**Aim:** Output all the data exactly. Pictures do not belong in the copy.

- - - - - - -

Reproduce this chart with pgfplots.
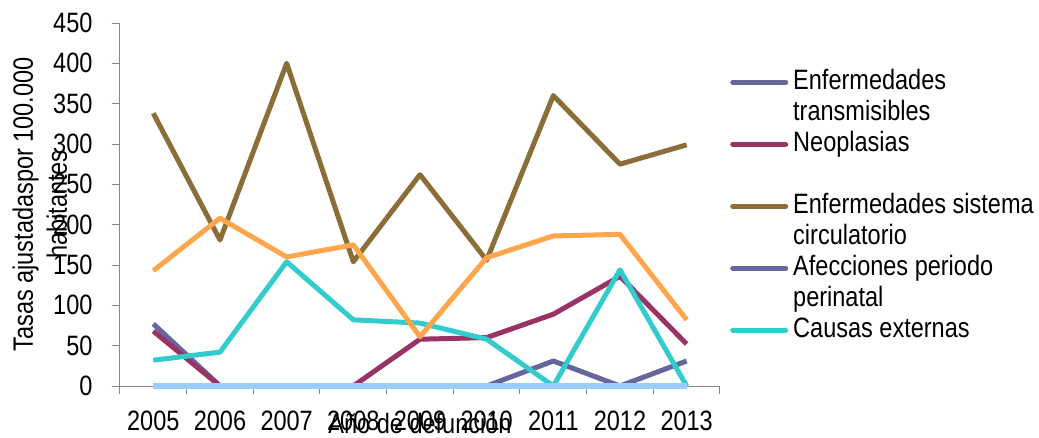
\documentclass[border=0pt]{standalone}
\usepackage{pgfplots}
\pgfplotsset{compat=1.18}
\usepackage{fontspec}
\setmainfont[FakeStretch=0.84]{Liberation Sans}
\definecolor{cTrans}{HTML}{66669E}
\definecolor{cNeo}{HTML}{993366}
\definecolor{cCirc}{HTML}{8B6D38}
\definecolor{cExt}{HTML}{33CCCC}
\definecolor{cOra}{HTML}{FFA64D}
\definecolor{cLB}{HTML}{99CCFF}
\definecolor{cAxis}{HTML}{868686}
\begin{document}
\fontsize{28}{34}\selectfont
\begin{tikzpicture}
\useasboundingbox (-120pt,-51pt) rectangle (919pt,386pt);
\begin{axis}[
  at={(0pt,0pt)}, anchor=south west,
  scale only axis, width=600pt, height=363pt,
  xmin=-0.5, xmax=8.5, ymin=0, ymax=450,
  clip=false,
  axis x line*=bottom, axis y line*=left,
  axis line style={cAxis, line width=1pt},
  tick style={cAxis, line width=1pt},
  tick align=outside,
  major tick length=8pt,
  xtick={-0.5,0.5,...,8.5}, xticklabels={},
  extra x ticks={0,1,2,3,4,5,6,7,8},
  extra x tick labels={2005,2006,2007,2008,2009,2010,2011,2012,2013},
  extra x tick style={major tick length=0pt},
  ytick={0,50,...,450},
  /pgf/number format/assume math mode=true,
  xticklabel style={font=\fontsize{28}{34}\selectfont, anchor=base, yshift=-44pt},
  yticklabel style={font=\fontsize{28}{34}\selectfont, anchor=east, xshift=-10pt},
  ylabel={Tasas ajustadaspor 100.000\\habitantes},
  ylabel style={align=center, at={(axis description cs:-0.1337,0.5)}, anchor=center, font=\fontsize{28}{34}\selectfont},
  xlabel={Año de defunción},
  xlabel style={at={(axis description cs:0.5,0)}, anchor=base, yshift=-47pt, font=\fontsize{28}{34}\selectfont},
  legend cell align=left,
  legend style={draw=none, fill=none, at={(axis description cs:1.0167,0.873)}, anchor=north west,
    row sep=5pt, column sep=5pt, inner sep=0pt,
    nodes={inner sep=0pt, text height=20pt, text depth=6pt, font=\fontsize{28}{34}\selectfont}},
  legend image code/.code={\draw[#1, line cap=round] (0pt,0pt) -- (53pt,0pt);},
  every axis plot/.append style={line width=5pt, line join=round},
]
\addplot[cTrans] coordinates {(0,77) (1,0) (2,0) (3,0) (4,0) (5,0) (6,31) (7,0) (8,31)};
\addlegendentry{Enfermedades}
\addlegendimage{empty legend}
\addlegendentry{transmisibles}
\addplot[cNeo] coordinates {(0,68) (1,0) (2,0) (3,0) (4,58) (5,60) (6,89) (7,136) (8,52)};
\addlegendentry{Neoplasias}
\addlegendimage{empty legend}
\addlegendentry{}
\addplot[cCirc] coordinates {(0,338) (1,181) (2,400) (3,154) (4,262) (5,156) (6,360) (7,275) (8,299)};
\addlegendentry{Enfermedades sistema}
\addlegendimage{empty legend}
\addlegendentry{circulatorio}
\addplot[cTrans] coordinates {(0,0) (1,0) (2,0) (3,0) (4,0) (5,0) (6,0) (7,0) (8,0)};
\addlegendentry{Afecciones periodo}
\addlegendimage{empty legend}
\addlegendentry{perinatal}
\addplot[cExt] coordinates {(0,32) (1,42) (2,154) (3,82) (4,78) (5,58) (6,0) (7,144) (8,0)};
\addlegendentry{Causas externas}
\addplot[cOra, forget plot] coordinates {(0,143) (1,208) (2,160) (3,175) (4,61) (5,159) (6,186) (7,188) (8,82)};
\addplot[cLB, forget plot, line width=6pt] coordinates {(0,0) (1,0) (2,0) (3,0) (4,0) (5,0) (6,0) (7,0) (8,0)};
\end{axis}
\end{tikzpicture}
\end{document}
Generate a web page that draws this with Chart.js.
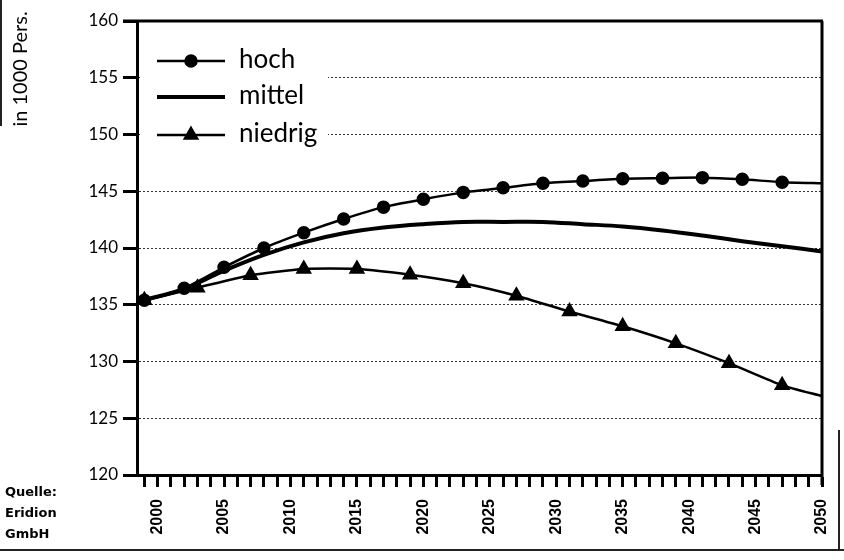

- - - - - - -

**Written response:**
Reproduce this chart with pgfplots.
\documentclass[border=0pt]{standalone}
\usepackage{pgfplots}
\pgfplotsset{compat=1.18}
\usepackage{fontspec}
\setmainfont[FakeStretch=0.84]{Liberation Sans}
\definecolor{cTrans}{HTML}{66669E}
\definecolor{cNeo}{HTML}{993366}
\definecolor{cCirc}{HTML}{8B6D38}
\definecolor{cExt}{HTML}{33CCCC}
\definecolor{cOra}{HTML}{FFA64D}
\definecolor{cLB}{HTML}{99CCFF}
\definecolor{cAxis}{HTML}{868686}
\begin{document}
\fontsize{28}{34}\selectfont
\begin{tikzpicture}
\useasboundingbox (-120pt,-51pt) rectangle (919pt,386pt);
\begin{axis}[
  at={(0pt,0pt)}, anchor=south west,
  scale only axis, width=600pt, height=363pt,
  xmin=-0.5, xmax=8.5, ymin=0, ymax=450,
  clip=false,
  axis x line*=bottom, axis y line*=left,
  axis line style={cAxis, line width=1pt},
  tick style={cAxis, line width=1pt},
  tick align=outside,
  major tick length=8pt,
  xtick={-0.5,0.5,...,8.5}, xticklabels={},
  extra x ticks={0,1,2,3,4,5,6,7,8},
  extra x tick labels={2005,2006,2007,2008,2009,2010,2011,2012,2013},
  extra x tick style={major tick length=0pt},
  ytick={0,50,...,450},
  /pgf/number format/assume math mode=true,
  xticklabel style={font=\fontsize{28}{34}\selectfont, anchor=base, yshift=-44pt},
  yticklabel style={font=\fontsize{28}{34}\selectfont, anchor=east, xshift=-10pt},
  ylabel={Tasas ajustadaspor 100.000\\habitantes},
  ylabel style={align=center, at={(axis description cs:-0.1337,0.5)}, anchor=center, font=\fontsize{28}{34}\selectfont},
  xlabel={Año de defunción},
  xlabel style={at={(axis description cs:0.5,0)}, anchor=base, yshift=-47pt, font=\fontsize{28}{34}\selectfont},
  legend cell align=left,
  legend style={draw=none, fill=none, at={(axis description cs:1.0167,0.873)}, anchor=north west,
    row sep=5pt, column sep=5pt, inner sep=0pt,
    nodes={inner sep=0pt, text height=20pt, text depth=6pt, font=\fontsize{28}{34}\selectfont}},
  legend image code/.code={\draw[#1, line cap=round] (0pt,0pt) -- (53pt,0pt);},
  every axis plot/.append style={line width=5pt, line join=round},
]
\addplot[cTrans] coordinates {(0,77) (1,0) (2,0) (3,0) (4,0) (5,0) (6,31) (7,0) (8,31)};
\addlegendentry{Enfermedades}
\addlegendimage{empty legend}
\addlegendentry{transmisibles}
\addplot[cNeo] coordinates {(0,68) (1,0) (2,0) (3,0) (4,58) (5,60) (6,89) (7,136) (8,52)};
\addlegendentry{Neoplasias}
\addlegendimage{empty legend}
\addlegendentry{}
\addplot[cCirc] coordinates {(0,338) (1,181) (2,400) (3,154) (4,262) (5,156) (6,360) (7,275) (8,299)};
\addlegendentry{Enfermedades sistema}
\addlegendimage{empty legend}
\addlegendentry{circulatorio}
\addplot[cTrans] coordinates {(0,0) (1,0) (2,0) (3,0) (4,0) (5,0) (6,0) (7,0) (8,0)};
\addlegendentry{Afecciones periodo}
\addlegendimage{empty legend}
\addlegendentry{perinatal}
\addplot[cExt] coordinates {(0,32) (1,42) (2,154) (3,82) (4,78) (5,58) (6,0) (7,144) (8,0)};
\addlegendentry{Causas externas}
\addplot[cOra, forget plot] coordinates {(0,143) (1,208) (2,160) (3,175) (4,61) (5,159) (6,186) (7,188) (8,82)};
\addplot[cLB, forget plot, line width=6pt] coordinates {(0,0) (1,0) (2,0) (3,0) (4,0) (5,0) (6,0) (7,0) (8,0)};
\end{axis}
\end{tikzpicture}
\end{document}
Generate a web page that draws this with Chart.js.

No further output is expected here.